LCCC is a fork tracked as a git submodule. The ccc/ directory contains the compiler source; lccc-improvements/ contains analysis, benchmarks, and documentation for the improvements. Changes are made in the submodule and tested against the full upstream test suite before landing.

lccc/
├── ccc/                    ← git submodule (compiler source, CC0 licensed)
│   ├── src/
│   │   ├── frontend/       ← lexer, parser, type-checker
│   │   ├── ir/             ← SSA IR, mem2reg, analysis
│   │   ├── passes/         ← optimizer: GVN, LICM, IPCP, DCE, inliner…
│   │   └── backend/        ← code generation, regalloc, assembler, linker
│   └── Cargo.toml
├── lccc-improvements/
│   ├── register-allocation/   ← Phase 1 design docs
│   └── benchmarks/            ← bench.py + C benchmark sources
├── index.html              ← this site (landing page)
├── docs/                   ← this site (documentation)
└── Cargo.toml              ← workspace root

Compilation Pipeline

C source
   │
   ▼  frontend/
   │  ├── lexer.rs       — tokenize
   │  ├── parser.rs      — build AST (recursive descent)
   │  └── codegen_ir.rs  — lower AST → SSA IR
   │
   ▼  ir/
   │  ├── mem2reg.rs     — promote alloca → SSA phi nodes
   │  └── analysis/      — dominator tree, loop analysis, liveness
   │
   ▼  passes/  (optimizer — all levels run the same pipeline)
   │  ├── inline.rs      — function inlining
   │  ├── gvn.rs         — global value numbering / CSE
   │  ├── licm.rs        — loop-invariant code motion
   │  ├── ipcp.rs        — interprocedural constant propagation
   │  ├── dce.rs         — dead code elimination
   │  ├── constant_fold  — constant folding
   │  ├── copy_prop      — copy propagation
   │  └── cfg_simplify   — branch threading, dead block removal
   │
   ▼  backend/  (per-architecture)
   │  ├── regalloc.rs    ← LCCC: two-pass linear scan (replaces greedy)
   │  ├── live_range.rs  ← LCCC: LiveRange, LinearScanAllocator
   │  ├── liveness.rs    — backward-dataflow live interval computation
   │  ├── generation.rs  — instruction selection + emission
   │  ├── peephole       — architecture-specific strength reduction
   │  ├── stack_layout/  — stack frame layout after regalloc
   │  ├── elf/           — ELF object file writer
   │  └── linker_common/ — standalone linker
   │
   ▼
ELF executable

What LCCC Changes

Phase 2: Register Allocator (complete)

File: ccc/src/backend/regalloc.rs, ccc/src/backend/live_range.rs

The old allocator uses three greedy phases with a conservative eligibility whitelist (~5% of IR values). LCCC replaces the allocation core with a two-pass linear scan:

  Old (CCC) New (LCCC)
Algorithm Greedy priority sort Linear scan with eviction
Phase 1 Callee-saved for call-spanning values only Callee-saved for all eligible values
Phase 2 Caller-saved for non-call-spanning values Caller-saved for unallocated non-call-spanning values
Phase 3 Callee-saved spillover — (folded into Phase 1)
Spill decision Just skip the value Evict lowest-weight active interval
Eligibility filter Kept intact (correctness boundary) Kept intact (same rules)

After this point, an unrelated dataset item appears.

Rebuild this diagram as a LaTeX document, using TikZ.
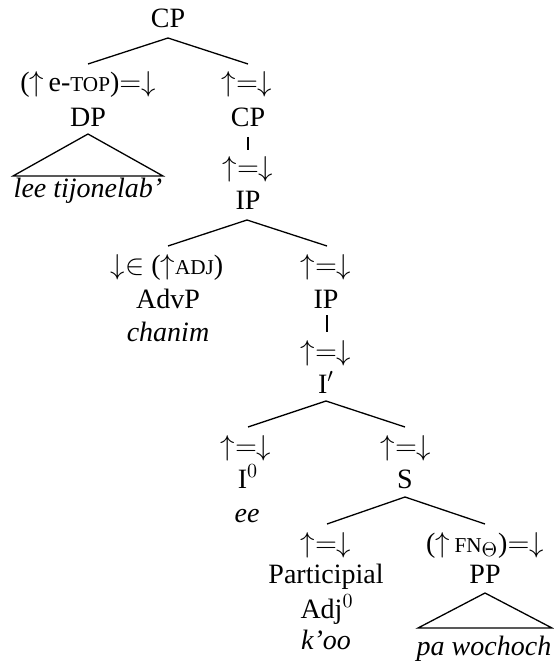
\documentclass[tikz,border=0pt]{standalone}
\usepackage{fontspec}
\setmainfont{Liberation Serif}
\newcommand{\fsc}[1]{{\fontsize{10.6}{12}\selectfont #1}}
\newcommand{\ua}{\mathord{\uparrow}}
\newcommand{\da}{\mathord{\downarrow}}
\newcommand{\ueqd}{$\ua{=}\da$}
\begin{document}
\begin{tikzpicture}[x=0.5pt,y=-0.5pt,
  every node/.style={inner sep=0pt, anchor=base, font=\fontsize{14}{16}\selectfont},
  edge/.style={line width=0.65pt}]
\useasboundingbox (0,0) rectangle (553,662);
% level 0
\node (cp) at (168,28) {CP};
\coordinate (cpA) at (168,38);
% level 1
\node (a1) at (88,92) {($\ua$\,e-\fsc{TOP})${=}\da$};
\node (a2) at (247,92) {\ueqd};
\node (dp) at (88,127) {DP};
\node (cp2) at (248,127) {CP};
\coordinate (a1t) at (88,64);
\coordinate (a2t) at (248,64);
\draw[edge] (a1t) -- (cpA) -- (a2t);
% DP triangle
\coordinate (dpA) at (88,134);
\coordinate (dpL) at (13,176);
\coordinate (dpR) at (163,176);
\draw[edge] (dpL) -- (dpA) -- (dpR) -- cycle;
\node (lee) at (88,198) {\itshape lee tijonelab'};
% CP -> IP
\coordinate (v1a) at (248,137);
\coordinate (v1b) at (248,150);
\draw[edge] (v1a) -- (v1b);
\node (a3) at (248,177) {\ueqd};
\node (ip) at (248,210) {IP};
\coordinate (ipA) at (247,220);
\coordinate (a4t) at (168,246);
\coordinate (a5t) at (327,246);
\draw[edge] (a4t) -- (ipA) -- (a5t);
\node (a4) at (167,274) {$\da{\in}$ ($\ua$\fsc{ADJ})};
\node (a5) at (326,274) {\ueqd};
\node (advp) at (168,308) {AdvP};
\node (ip2) at (326,308) {IP};
\node (chanim) at (168,341) {\itshape chanim};
\coordinate (v2a) at (327,315);
\coordinate (v2b) at (327,332);
\draw[edge] (v2a) -- (v2b);
\node (a6) at (326,360) {\ueqd};
\node (ibar) at (326,393) {I$'$};
\coordinate (ibA) at (326,401);
\coordinate (a7t) at (248,427);
\coordinate (a8t) at (405,427);
\draw[edge] (a7t) -- (ibA) -- (a8t);
\node (a7) at (246,455) {\ueqd};
\node (a8) at (406,455) {\ueqd};
\node (i0) at (248,488) {I$^0$};
\node (s) at (405,488) {S};
\node (ee) at (247,522) {\itshape ee};
\coordinate (sA) at (405,497);
\coordinate (a9t) at (327,524);
\coordinate (a10t) at (485,524);
\draw[edge] (a9t) -- (sA) -- (a10t);
\node (a9) at (326,552) {\ueqd};
\node (a10) at (485,552) {($\ua$\,\fsc{FN}$_\Theta$)${=}\da$};
\node (part) at (326,583) {Participial};
\node (pp) at (485,583) {PP};
\node (adj) at (327,618) {Adj$^0$};
\node (koo) at (326,649) {\itshape k'oo};
\coordinate (ppA) at (485,593);
\coordinate (ppL) at (418,628);
\coordinate (ppR) at (552,628);
\draw[edge] (ppL) -- (ppA) -- (ppR) -- cycle;
\node (paw) at (484,655) {\itshape pa wochoch};
\end{tikzpicture}
\end{document}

The eligibility filter — which excludes floats, i128, atomic pointers, memcpy pointers, and VA arg pointers — is unchanged. It is the correctness boundary between safe and unsafe register allocation.

Licensing Model

LCCC uses a dual-license approach:

When a file contains both, both licenses apply to their respective portions.

Architecture-Agnostic Register Allocation

The allocator works through a small, stable interface:

pub struct RegAllocConfig {
    pub available_regs:        Vec<PhysReg>,  // callee-saved
    pub caller_saved_regs:     Vec<PhysReg>,  // caller-saved
    pub allow_inline_asm_regalloc: bool,
}

pub fn allocate_registers(func: &IrFunction, config: &RegAllocConfig) -> RegAllocResult;

Each architecture backend (x86, ARM, RISC-V, i686) calls allocate_registers with its own register list. PhysReg(n) is just a numeric index — the allocator never knows which architecture it is running on.

Architecture Callee-saved available Caller-saved available
x86-64 rbx, r12–r15 (4–5 regs) r10, r11, r8, r9 (4 regs)
AArch64 x20–x28 (up to 9 regs) x13, x14 (2 regs)
RISC-V 64 s1, s7–s11 (6 regs) (varies)
i686 ebx, esi, edi (3 regs)